My ancestors' movement across the United States would seem to be random without the religious connection. Why would someone leave a prosperous business in New York? How could his descendants have ended up settling in northern Arizona on the dry and windy Colorado Plateau? These are hard questions to answer without knowing religious motivation and background of these early settlers. By the way, their migration pattern was predetermined by one man: Brigham Young. 

The Mormons were not the only group that followed religious and cultural migration patterns. Many Scandinavian immigrants migrated to the states of Michigan, Wisconsin, and Minnesota because of the similarity of the climate to their homeland. But different motivations led many more Scandinavians to move into other areas of the country and, of course, there were Scandinavian Mormons and some of the small towns in Utah can trace their heritage back to Norway, Sweden, and Denmark.

At the bigging of the 20th Century, there was a huge movement of formerly enslaved people to the northern states. This movement is called the Great Migration. Here is a description from Wikipedia:
The Great Migration was the movement of 6 million African-Americans out of the rural Southern United States to the urban Northeast, Midwest, and West that occurred between 1916 and 1970. Until 1910, more than 90 percent of the African-American population lived in the American South. In 1900, only one-fifth of African-Americans living in the South were living in urban areas. By the end of the Great Migration, 53 percent of the African-American population remained in the South, while 40 percent lived in the North, and 7 percent in the West, and the African-American population had become highly urbanized. By 1960, of those African-Americans still living in the South, half now lived in urban areas, and by 1970, more than 80 percent of African-Americans nationwide lived in cities. In 1991, Nicholas Lemann wrote that the Great Migration:

"...was one of the largest and most rapid mass internal movements in history—perhaps the greatest not caused by the immediate threat of execution or starvation. In sheer numbers it outranks the migration of any other ethnic group—Italians or Irish or Jews or Poles—to [the United States]. For blacks, the migration meant leaving what had always been their economic and social base in America, and finding a new one."
The impact of this vast movement is something that cannot be ignored by genealogists and historians.

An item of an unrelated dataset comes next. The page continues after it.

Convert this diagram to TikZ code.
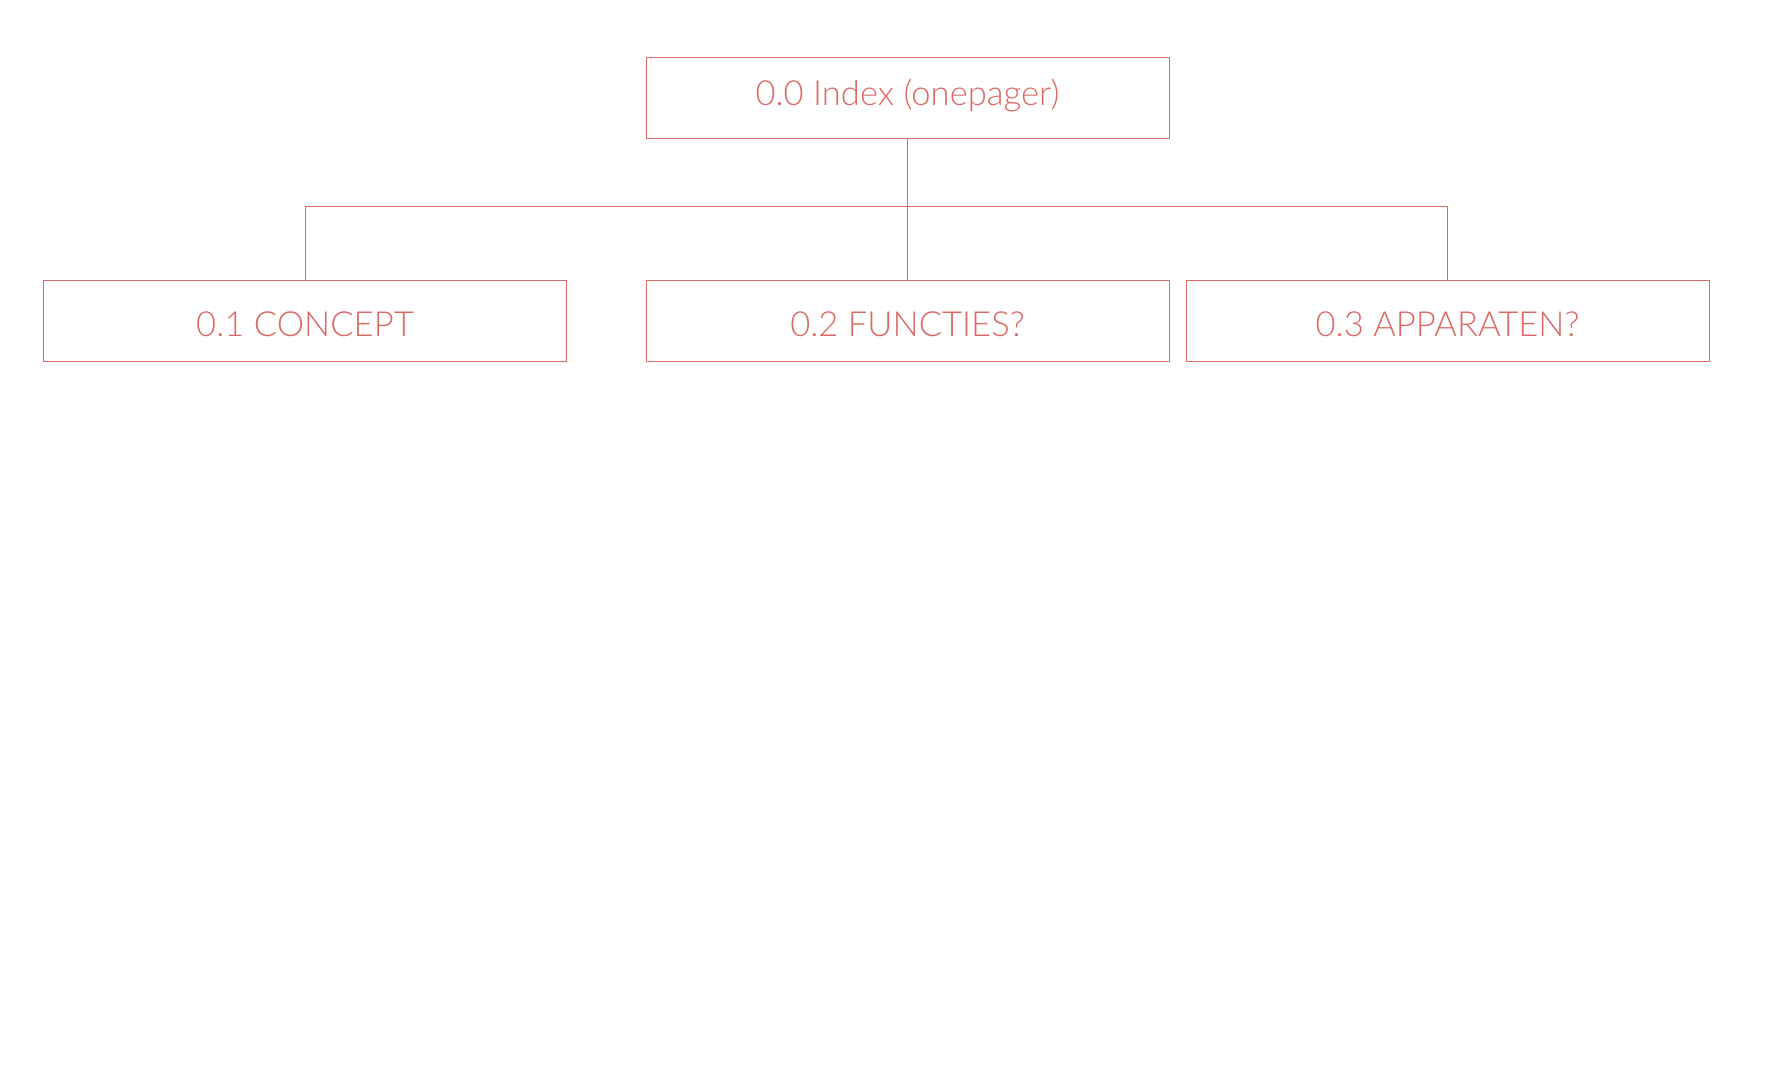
\documentclass[tikz,border=0pt]{standalone}
\usepackage{fontspec}
\setmainfont{Lato}[UprightFont={* Light}]
\definecolor{boxred}{HTML}{DA6A65}
\begin{document}
\begin{tikzpicture}[x=0.5pt, y=-0.5pt,
        pagebox/.style={draw=boxred, line width=0.5pt, text=boxred, minimum width=261.5pt, minimum height=40.5pt, inner sep=0pt, font=\fontsize{17.3}{20}\selectfont},
        link/.style={draw=boxred, line width=0.5pt}]
        \useasboundingbox (0,0) rectangle (1786,1076);
        
        \node (index) [pagebox, text height=24pt, text depth=16.5pt] at (907.5, 97.5) {0.0 Index (onepager)};
        
        \node (concept) [pagebox, text height=28pt, text depth=12.5pt] at (305, 320.5) {0.1 CONCEPT};
        \node (functies) [pagebox, text height=28pt, text depth=12.5pt] at (907.5, 320.5) {0.2 FUNCTIES?};
        \node (apparaten) [pagebox, text height=28pt, text depth=12.5pt] at (1447.5, 320.5) {0.3 APPARATEN?};
        
        \coordinate (bus) at (907.5, 206);
        
        \draw [link] (index.south) -- (functies.north);
        \draw [link] (concept.north) |- (bus);
        \draw [link] (apparaten.north) |- (bus);
        
    \end{tikzpicture}
\end{document}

Now, more than a hundred years after this movement began, the descendants of these people will necessarily have to track the movement of their ancestors from the southern farmland into the urban areas. Fortunately, records such as the U.S. Federal Census can assist this research. 

Migration is an integral part of history and genealogists will only become adequately competent when they acquire sufficient historical knowledge to place their ancestral families in the context of their place and time.